Segways and selfies … it’s the hipster nativity

Jesus’s startup: the hipster nativity set by San Diego-based company Modern Nativity.
Jesus’s startup: the hipster nativity set by San Diego-based company Modern Nativity. Photograph: Modern Nativity

Few iconic cultural events have such clear hipster readings as the birth, or startup if you prefer, of Jesus. There is the stable – an ancient form of glamping. And the candlelight – very hygge. The three wise men have the kind of names hipsters give their children – Melchior, Caspar and Balthazar. There are the beards. And shepherds (very now – look at the success of James Rebanks’ memoir about sheep rearing).

Still, one company has decided that nativity scenes need an overt hipster makeover. And lo!, San Diego-based company Modern Nativity has created a set featuring three wise men on Segways, bearing boxes containing gifts from Amazon Prime, Mary and Joseph taking a selfie over the baby Jesus in their stable with its solar-powered roof, and an organically reared cow eating gluten-free feed.

The company’s founder, Casey Wright, has described the response as “very polarised. It’s usually, ‘This is hilarious. I need one,’ or ‘This is sacrilegious. I hope you burn in hell,’ and almost nothing in between those two extremes.” Although Wright added, to CNBC, that what is perturbing many people is the authenticity of the hipster details. The company has had comments such as: “Segways aren’t hipster. They’re technically early-stage millennial with a tinge of east coast liberal.”

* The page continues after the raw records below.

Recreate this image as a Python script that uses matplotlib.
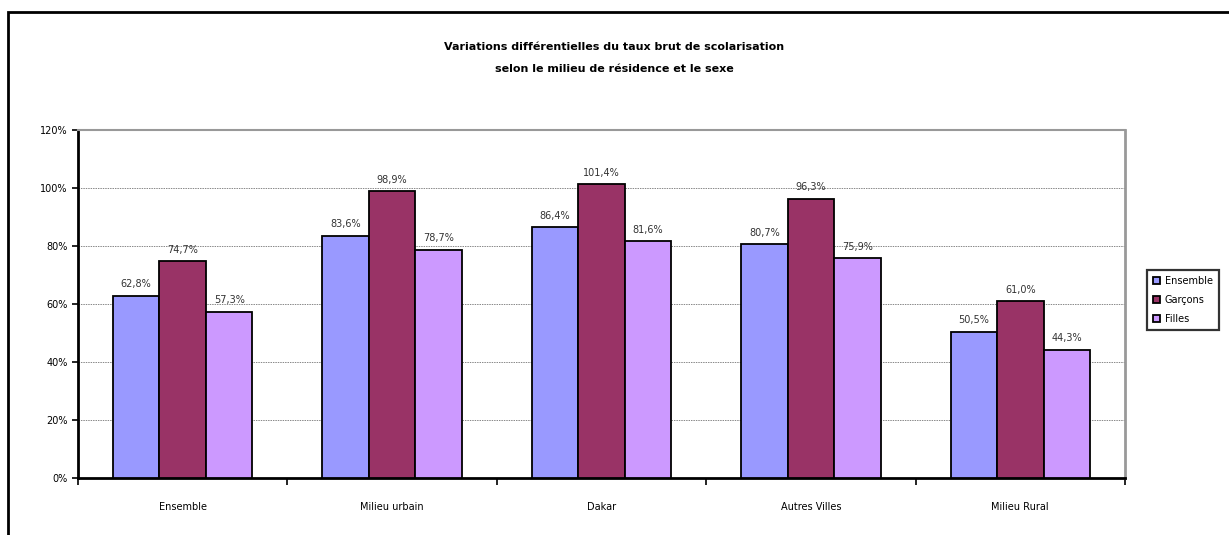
import matplotlib.pyplot as plt
import numpy as np
from matplotlib.patches import Rectangle

categories = ['Ensemble', 'Milieu urbain', 'Dakar', 'Autres Villes', 'Milieu Rural']
ensemble = [62.8, 83.6, 86.4, 80.7, 50.5]
garcons = [74.7, 98.9, 101.4, 96.3, 61.0]
filles = [57.3, 78.7, 81.6, 75.9, 44.3]
series_names = ['Ensemble', 'Garçons', 'Filles']
colors = ['#9999FF', '#993366', '#CC99FF']
yticks = [0, 20, 40, 60, 80, 100, 120]

fig = plt.figure(figsize=(12.29, 5.35), dpi=100)
# outer chart frame (cut off at bottom and right like the original)
fig.patches.append(Rectangle((8 / 1229, -0.05), 1.0, 1 - 12 / 535 + 0.05,
                             transform=fig.transFigure, fill=False, edgecolor='black',
                             linewidth=2))

ax = fig.add_axes([78 / 1229, 1 - 478 / 535, (1125 - 78) / 1229, (478 - 130) / 535])

x = np.arange(len(categories))
w = 1 / 4.5
for i, (vals, name, c) in enumerate(zip([ensemble, garcons, filles], series_names, colors)):
    pos = x + (i - 1) * w
    ax.bar(pos, vals, width=w, color=c, edgecolor='black', linewidth=1.3, label=name, zorder=3)
    for p, v in zip(pos, vals):
        ax.text(p, v + 2.2, f'{v:.1f}%'.replace('.', ','), ha='center', va='bottom',
                fontsize=7, color='#333333')

ax.set_xlim(-0.5, len(categories) - 0.5)
ax.set_ylim(0, 120)
ax.set_yticks(yticks)
ax.set_yticklabels([f'{t}%' for t in yticks], fontsize=7)
ax.yaxis.grid(True, color='#888888', linestyle=(0, (1.5, 1)), linewidth=0.7, zorder=0)
ax.set_xticks(np.arange(len(categories) + 1) - 0.5, minor=False)
ax.set_xticklabels([])
ax.set_xticks(x, minor=True)
ax.set_xticklabels(categories, minor=True, fontsize=7)
ax.tick_params(axis='x', which='minor', length=0, pad=17)
ax.tick_params(axis='x', which='major', length=5, width=1.2)
ax.tick_params(axis='y', length=4, width=1.2)
ax.spines['left'].set_linewidth(2)
ax.spines['bottom'].set_linewidth(2)
ax.spines['top'].set_color('#999999')
ax.spines['top'].set_linewidth(1.5)
ax.spines['right'].set_color('#999999')
ax.spines['right'].set_linewidth(2)

fig.text(0.5, 1 - 47 / 535, 'Variations différentielles du taux brut de scolarisation',
         ha='center', va='center', fontsize=8, fontweight='bold')
fig.text(0.5, 1 - 69 / 535, 'selon le milieu de résidence et le sexe',
         ha='center', va='center', fontsize=8, fontweight='bold')

leg = fig.legend(loc='center', bbox_to_anchor=(1183 / 1229, 1 - 300 / 535), fontsize=7,
                 frameon=True, fancybox=False, edgecolor='black', handlelength=0.7,
                 handleheight=0.7, handletextpad=0.5, borderpad=0.6, labelspacing=0.9)
leg.get_frame().set_linewidth(1.6)

fig.savefig('out.png', dpi=100)
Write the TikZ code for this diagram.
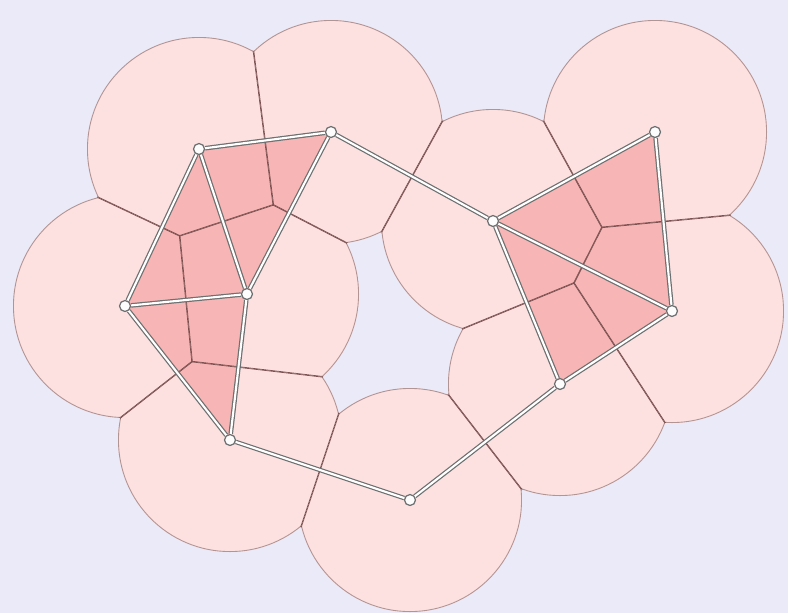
\documentclass[tikz,border=0pt]{standalone}
\usetikzlibrary{calc}
\definecolor{paper}{HTML}{EAEAF8}
\definecolor{cellpink}{HTML}{FDE1E1}
\definecolor{trifill}{HTML}{F8B5B5}
\definecolor{ridge}{HTML}{7A5050}
\definecolor{rimline}{HTML}{B39494}
\definecolor{edgegray}{HTML}{6C7070}

\begin{document}
\begin{tikzpicture}[x=0.02cm, y=-0.02cm,
  cell/.style={fill=cellpink},
  tri/.style={fill=trifill},
  rim/.style={draw=rimline, line width=1pt},
  ridgeline/.style={draw=ridge, line width=0.8pt},
  link/.style={draw=edgegray, line width=0.7pt, double=white, double distance=1.2pt},
  site/.style={circle, draw=edgegray, fill=white!90!paper, line width=0.7pt, inner sep=0pt, minimum size=0.22cm}]
  \fill[paper] (0,0) rectangle (788,613);
  \useasboundingbox (0,0) rectangle (788,613);
  % sites
  \coordinate (p1) at (199,149);
  \coordinate (p2) at (331,132);
  \coordinate (p3) at (125,306);
  \coordinate (p4) at (247,294);
  \coordinate (p5) at (230,440);
  \coordinate (p6) at (410,500);
  \coordinate (p7) at (560,384);
  \coordinate (p8) at (672,311);
  \coordinate (p9) at (493,221);
  \coordinate (p10) at (655,132);
  % union of the balls
  \foreach \i in {1,...,10} \fill[cell] (p\i) circle [radius=112];
  % triangles of the complex
  \fill[tri] (p1) -- (p2) -- (p4) -- cycle;
  \fill[tri] (p1) -- (p3) -- (p4) -- cycle;
  \fill[tri] (p3) -- (p4) -- (p5) -- cycle;
  \fill[tri] (p9) -- (p10) -- (p8) -- cycle;
  \fill[tri] (p9) -- (p8) -- (p7) -- cycle;
  % voronoi ridges and outer rim, cell by cell
  \foreach \i in {1,...,10} {
    \begin{scope}
      \clip (p\i) circle [radius=112];
      \foreach \j in {1,...,10} {
        \ifnum\i=\j\else
          \clip ($(p\i)!0.5!(p\j)!30cm!90:(p\j)$) -- ($(p\i)!0.5!(p\j)!30cm!-90:(p\j)$)
            -- ($(p\i)!0.5!(p\j)!30cm!(p\i)$) -- cycle;
        \fi
      }
      \draw[rim] (p\i) circle [radius=112];
      \foreach \j in {1,...,10} {
        \ifnum\i=\j\else
          \draw[ridgeline] ($(p\i)!0.5!(p\j)!30cm!90:(p\j)$) -- ($(p\i)!0.5!(p\j)!30cm!-90:(p\j)$);
        \fi
      }
    \end{scope}
  }
  % vertices
  \foreach \i in {1,...,10} \node[site] (v\i) at (p\i) {};
  % edges
  \draw[link] (v1) -- (v2);
  \draw[link] (v1) -- (v3);
  \draw[link] (v1) -- (v4);
  \draw[link] (v2) -- (v4);
  \draw[link] (v3) -- (v4);
  \draw[link] (v3) -- (v5);
  \draw[link] (v4) -- (v5);
  \draw[link] (v5) -- (v6);
  \draw[link] (v6) -- (v7);
  \draw[link] (v7) -- (v9);
  \draw[link] (v7) -- (v8);
  \draw[link] (v8) -- (v9);
  \draw[link] (v8) -- (v10);
  \draw[link] (v9) -- (v10);
  \draw[link] (v2) -- (v9);
\end{tikzpicture}
\end{document}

One of the more unusual nativity sets.
One of the more unusual nativity sets. Photograph: Oregon stores

Still, it’s good to have options. Other nativity sets have tried different takes on the scene – artist Émilie Voirin has a minimalist one, comprising wooden blocks engraved with the names of the characters, and crafts site Etsy has sets including finger puppets and knitted characters (I like the nativity set of hand-modelled clay bull terriers). Californian pastor Mark Oestreicher keeps an annual list of the oddest and funniest nativity sets on his blog – my favourite is the strangely flirtatious ceramic frog with a nativity scene in its belly. Does the frog represent the universe? Or God? It’s far more thought-provoking than wondering if Amazon really is a hipster signifier.